### Requirements:
Give again only the lines beginning with the one that contains "Give me the TikZ source for this diagram." and ending with the one that contains "(ty) at (684,149)"; include both of those lines.

### Stored rows:
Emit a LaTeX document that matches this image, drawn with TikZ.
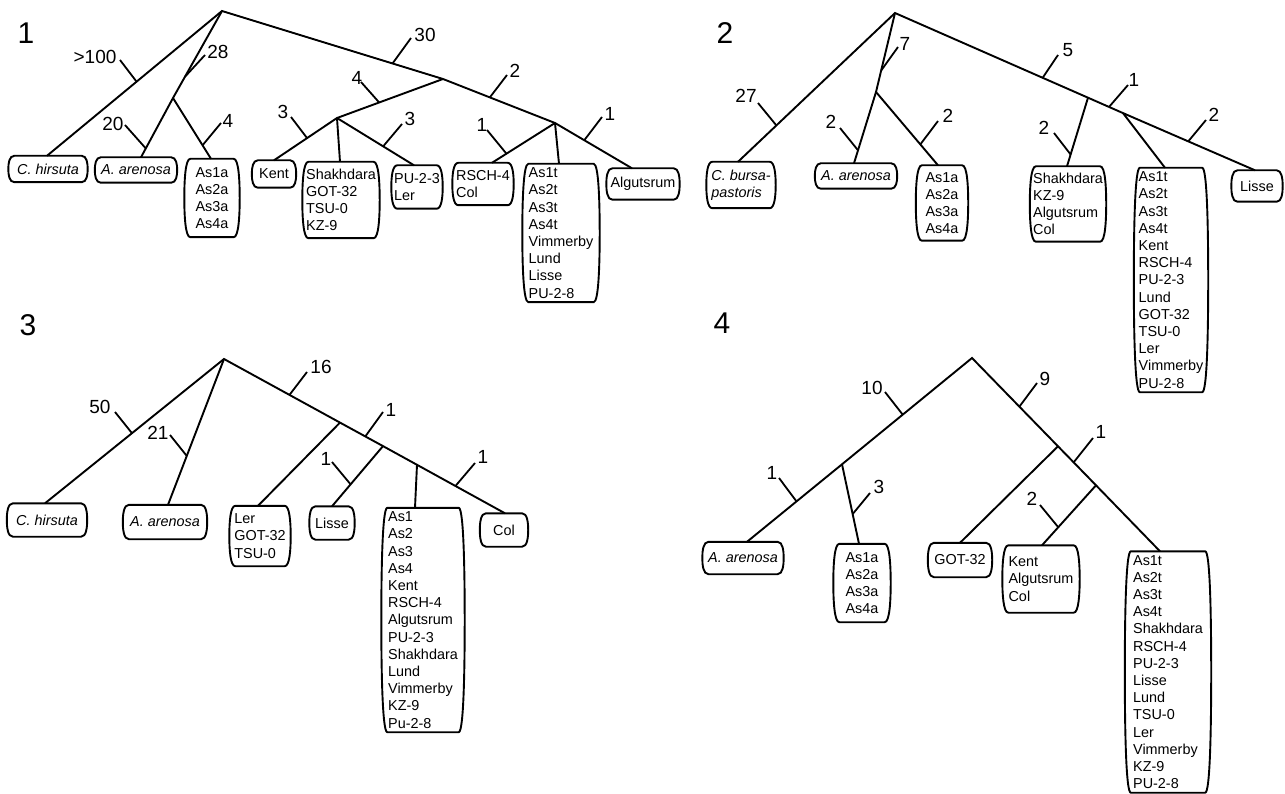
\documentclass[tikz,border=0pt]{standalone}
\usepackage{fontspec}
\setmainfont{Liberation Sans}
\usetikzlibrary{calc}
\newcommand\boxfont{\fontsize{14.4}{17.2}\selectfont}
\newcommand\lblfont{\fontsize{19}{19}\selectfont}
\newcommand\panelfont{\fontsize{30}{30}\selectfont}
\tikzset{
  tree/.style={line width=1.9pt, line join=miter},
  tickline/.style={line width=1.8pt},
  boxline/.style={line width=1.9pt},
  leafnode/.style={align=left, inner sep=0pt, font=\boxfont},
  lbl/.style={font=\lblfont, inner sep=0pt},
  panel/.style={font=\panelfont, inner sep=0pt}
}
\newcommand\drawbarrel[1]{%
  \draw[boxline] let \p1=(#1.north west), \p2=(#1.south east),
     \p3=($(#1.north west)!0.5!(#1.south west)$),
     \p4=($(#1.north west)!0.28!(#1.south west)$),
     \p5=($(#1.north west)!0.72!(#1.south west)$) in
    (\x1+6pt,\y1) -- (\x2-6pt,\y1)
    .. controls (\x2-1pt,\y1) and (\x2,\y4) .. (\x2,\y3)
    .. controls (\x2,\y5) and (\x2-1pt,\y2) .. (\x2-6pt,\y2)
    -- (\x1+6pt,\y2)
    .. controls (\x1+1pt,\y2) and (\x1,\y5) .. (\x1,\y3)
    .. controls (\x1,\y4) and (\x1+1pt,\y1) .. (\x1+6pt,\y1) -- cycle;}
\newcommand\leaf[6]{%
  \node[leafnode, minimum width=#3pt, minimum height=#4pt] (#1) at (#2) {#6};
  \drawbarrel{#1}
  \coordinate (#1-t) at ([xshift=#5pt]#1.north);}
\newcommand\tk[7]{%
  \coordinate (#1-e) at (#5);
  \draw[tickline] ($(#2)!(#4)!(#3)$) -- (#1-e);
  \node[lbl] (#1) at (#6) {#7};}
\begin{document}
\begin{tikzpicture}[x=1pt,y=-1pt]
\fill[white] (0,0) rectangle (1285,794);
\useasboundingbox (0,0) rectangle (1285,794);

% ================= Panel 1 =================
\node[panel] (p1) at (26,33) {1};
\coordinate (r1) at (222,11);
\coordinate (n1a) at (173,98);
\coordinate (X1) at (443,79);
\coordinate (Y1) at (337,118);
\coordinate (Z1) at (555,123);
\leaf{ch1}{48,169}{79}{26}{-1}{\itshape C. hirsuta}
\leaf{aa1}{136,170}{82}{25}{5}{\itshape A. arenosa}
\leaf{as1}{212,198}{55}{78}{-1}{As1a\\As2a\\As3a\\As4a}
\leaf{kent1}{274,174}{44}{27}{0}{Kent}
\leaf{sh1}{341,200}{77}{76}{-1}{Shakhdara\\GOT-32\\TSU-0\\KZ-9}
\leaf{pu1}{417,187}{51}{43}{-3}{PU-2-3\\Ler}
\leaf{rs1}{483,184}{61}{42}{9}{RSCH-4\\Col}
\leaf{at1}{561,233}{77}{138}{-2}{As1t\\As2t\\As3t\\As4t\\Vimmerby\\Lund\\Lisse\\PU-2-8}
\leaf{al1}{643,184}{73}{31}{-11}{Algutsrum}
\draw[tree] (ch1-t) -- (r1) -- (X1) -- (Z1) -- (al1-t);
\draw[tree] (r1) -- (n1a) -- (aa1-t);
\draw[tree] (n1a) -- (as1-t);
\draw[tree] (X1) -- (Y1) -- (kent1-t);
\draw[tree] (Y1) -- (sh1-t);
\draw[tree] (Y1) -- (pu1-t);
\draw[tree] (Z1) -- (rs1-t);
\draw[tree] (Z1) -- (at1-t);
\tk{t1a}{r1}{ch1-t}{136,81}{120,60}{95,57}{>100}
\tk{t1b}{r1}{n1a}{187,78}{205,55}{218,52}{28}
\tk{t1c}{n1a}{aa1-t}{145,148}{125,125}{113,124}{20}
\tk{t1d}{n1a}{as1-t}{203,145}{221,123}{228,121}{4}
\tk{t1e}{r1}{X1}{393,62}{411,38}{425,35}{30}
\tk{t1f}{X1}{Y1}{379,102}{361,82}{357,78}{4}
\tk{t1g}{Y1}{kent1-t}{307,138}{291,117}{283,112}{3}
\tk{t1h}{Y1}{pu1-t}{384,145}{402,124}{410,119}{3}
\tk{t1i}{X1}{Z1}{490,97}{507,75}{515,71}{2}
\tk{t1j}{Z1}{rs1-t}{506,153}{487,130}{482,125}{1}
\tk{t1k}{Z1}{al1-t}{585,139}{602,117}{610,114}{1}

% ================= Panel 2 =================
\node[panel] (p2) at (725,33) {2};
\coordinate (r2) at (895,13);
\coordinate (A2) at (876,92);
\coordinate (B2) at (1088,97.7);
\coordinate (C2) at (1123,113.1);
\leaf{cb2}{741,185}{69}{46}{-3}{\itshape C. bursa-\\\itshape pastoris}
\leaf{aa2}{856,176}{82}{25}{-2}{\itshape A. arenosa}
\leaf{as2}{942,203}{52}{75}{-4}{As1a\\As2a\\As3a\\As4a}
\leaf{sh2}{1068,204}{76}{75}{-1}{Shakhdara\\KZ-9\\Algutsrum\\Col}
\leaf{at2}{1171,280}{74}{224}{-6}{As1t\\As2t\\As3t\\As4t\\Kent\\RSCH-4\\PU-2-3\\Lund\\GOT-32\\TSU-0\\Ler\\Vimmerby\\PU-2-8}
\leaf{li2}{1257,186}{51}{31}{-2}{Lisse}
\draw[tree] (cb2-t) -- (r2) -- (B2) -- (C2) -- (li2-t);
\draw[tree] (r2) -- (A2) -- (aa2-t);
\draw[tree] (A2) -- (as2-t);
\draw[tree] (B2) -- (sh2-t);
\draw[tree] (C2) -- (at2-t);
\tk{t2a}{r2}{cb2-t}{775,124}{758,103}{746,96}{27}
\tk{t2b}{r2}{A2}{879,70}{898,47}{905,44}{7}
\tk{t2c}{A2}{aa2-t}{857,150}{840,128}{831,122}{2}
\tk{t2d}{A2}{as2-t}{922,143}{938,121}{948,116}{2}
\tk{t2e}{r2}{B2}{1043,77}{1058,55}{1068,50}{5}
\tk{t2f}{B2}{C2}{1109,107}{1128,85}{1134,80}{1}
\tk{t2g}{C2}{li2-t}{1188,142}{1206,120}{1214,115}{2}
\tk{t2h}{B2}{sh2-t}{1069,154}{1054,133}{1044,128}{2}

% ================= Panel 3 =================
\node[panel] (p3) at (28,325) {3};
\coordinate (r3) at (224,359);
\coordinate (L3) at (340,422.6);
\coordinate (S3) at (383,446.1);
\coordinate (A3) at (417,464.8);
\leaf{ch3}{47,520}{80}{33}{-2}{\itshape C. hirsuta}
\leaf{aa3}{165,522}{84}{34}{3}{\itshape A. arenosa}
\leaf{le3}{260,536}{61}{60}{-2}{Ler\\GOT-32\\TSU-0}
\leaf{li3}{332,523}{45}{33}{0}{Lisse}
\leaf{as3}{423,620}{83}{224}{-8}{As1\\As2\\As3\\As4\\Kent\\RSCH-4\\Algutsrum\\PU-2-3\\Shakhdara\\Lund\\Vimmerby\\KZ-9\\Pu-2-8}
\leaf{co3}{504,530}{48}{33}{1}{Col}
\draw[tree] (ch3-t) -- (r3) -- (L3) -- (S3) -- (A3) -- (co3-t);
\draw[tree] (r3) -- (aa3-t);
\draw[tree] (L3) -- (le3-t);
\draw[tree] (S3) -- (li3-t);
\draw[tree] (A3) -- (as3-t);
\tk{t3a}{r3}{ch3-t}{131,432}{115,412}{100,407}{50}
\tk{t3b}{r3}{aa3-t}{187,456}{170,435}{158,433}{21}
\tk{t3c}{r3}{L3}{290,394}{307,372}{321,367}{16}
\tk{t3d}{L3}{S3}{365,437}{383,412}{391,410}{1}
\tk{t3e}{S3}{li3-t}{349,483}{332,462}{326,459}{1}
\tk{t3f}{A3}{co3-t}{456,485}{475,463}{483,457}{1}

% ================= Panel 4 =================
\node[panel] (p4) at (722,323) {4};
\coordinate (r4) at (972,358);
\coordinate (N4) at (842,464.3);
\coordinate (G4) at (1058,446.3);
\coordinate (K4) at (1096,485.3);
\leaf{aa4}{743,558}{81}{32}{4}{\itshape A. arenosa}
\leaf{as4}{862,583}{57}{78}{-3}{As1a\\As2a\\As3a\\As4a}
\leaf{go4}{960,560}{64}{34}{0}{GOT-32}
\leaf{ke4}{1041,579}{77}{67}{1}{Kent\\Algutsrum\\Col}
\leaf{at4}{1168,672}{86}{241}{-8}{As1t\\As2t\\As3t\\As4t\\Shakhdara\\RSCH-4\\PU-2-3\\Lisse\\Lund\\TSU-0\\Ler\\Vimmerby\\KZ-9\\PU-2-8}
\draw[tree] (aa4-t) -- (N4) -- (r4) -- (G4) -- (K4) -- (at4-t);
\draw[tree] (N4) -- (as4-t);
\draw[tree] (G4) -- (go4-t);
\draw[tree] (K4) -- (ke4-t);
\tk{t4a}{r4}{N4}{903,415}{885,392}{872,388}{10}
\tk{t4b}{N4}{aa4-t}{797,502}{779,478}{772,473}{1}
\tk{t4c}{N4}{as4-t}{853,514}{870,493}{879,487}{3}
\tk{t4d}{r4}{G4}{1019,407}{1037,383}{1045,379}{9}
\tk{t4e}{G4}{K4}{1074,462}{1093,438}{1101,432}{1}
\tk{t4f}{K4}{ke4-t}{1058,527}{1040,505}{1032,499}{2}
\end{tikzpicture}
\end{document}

---

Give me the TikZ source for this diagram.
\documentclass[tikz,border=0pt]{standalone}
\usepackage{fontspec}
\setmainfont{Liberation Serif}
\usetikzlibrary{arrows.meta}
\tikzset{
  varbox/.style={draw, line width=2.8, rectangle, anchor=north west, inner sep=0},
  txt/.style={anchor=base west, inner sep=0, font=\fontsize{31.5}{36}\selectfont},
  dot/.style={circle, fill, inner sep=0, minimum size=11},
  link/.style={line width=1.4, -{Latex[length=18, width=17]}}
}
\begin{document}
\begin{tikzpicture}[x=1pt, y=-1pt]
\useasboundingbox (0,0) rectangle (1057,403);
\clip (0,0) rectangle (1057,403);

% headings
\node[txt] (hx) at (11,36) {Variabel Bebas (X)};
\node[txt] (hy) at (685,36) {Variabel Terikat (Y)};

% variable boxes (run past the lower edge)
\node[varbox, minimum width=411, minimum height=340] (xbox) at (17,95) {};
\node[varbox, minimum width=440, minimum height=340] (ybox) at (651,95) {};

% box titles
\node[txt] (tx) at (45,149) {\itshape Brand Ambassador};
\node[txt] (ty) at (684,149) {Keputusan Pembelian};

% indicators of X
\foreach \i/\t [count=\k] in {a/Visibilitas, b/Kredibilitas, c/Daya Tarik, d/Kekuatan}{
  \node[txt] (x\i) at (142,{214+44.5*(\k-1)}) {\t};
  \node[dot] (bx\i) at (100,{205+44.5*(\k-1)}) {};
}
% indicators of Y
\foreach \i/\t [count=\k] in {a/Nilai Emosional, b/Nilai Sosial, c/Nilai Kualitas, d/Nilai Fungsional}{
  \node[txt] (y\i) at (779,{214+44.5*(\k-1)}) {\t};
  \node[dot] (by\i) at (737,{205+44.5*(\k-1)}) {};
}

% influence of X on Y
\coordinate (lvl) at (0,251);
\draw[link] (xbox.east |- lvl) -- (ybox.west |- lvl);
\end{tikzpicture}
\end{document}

### Task response:
Give me the TikZ source for this diagram.
\documentclass[tikz,border=0pt]{standalone}
\usepackage{fontspec}
\setmainfont{Liberation Serif}
\usetikzlibrary{arrows.meta}
\tikzset{
  varbox/.style={draw, line width=2.8, rectangle, anchor=north west, inner sep=0},
  txt/.style={anchor=base west, inner sep=0, font=\fontsize{31.5}{36}\selectfont},
  dot/.style={circle, fill, inner sep=0, minimum size=11},
  link/.style={line width=1.4, -{Latex[length=18, width=17]}}
}
\begin{document}
\begin{tikzpicture}[x=1pt, y=-1pt]
\useasboundingbox (0,0) rectangle (1057,403);
\clip (0,0) rectangle (1057,403);

% headings
\node[txt] (hx) at (11,36) {Variabel Bebas (X)};
\node[txt] (hy) at (685,36) {Variabel Terikat (Y)};

% variable boxes (run past the lower edge)
\node[varbox, minimum width=411, minimum height=340] (xbox) at (17,95) {};
\node[varbox, minimum width=440, minimum height=340] (ybox) at (651,95) {};

% box titles
\node[txt] (tx) at (45,149) {\itshape Brand Ambassador};
\node[txt] (ty) at (684,149) {Keputusan Pembelian};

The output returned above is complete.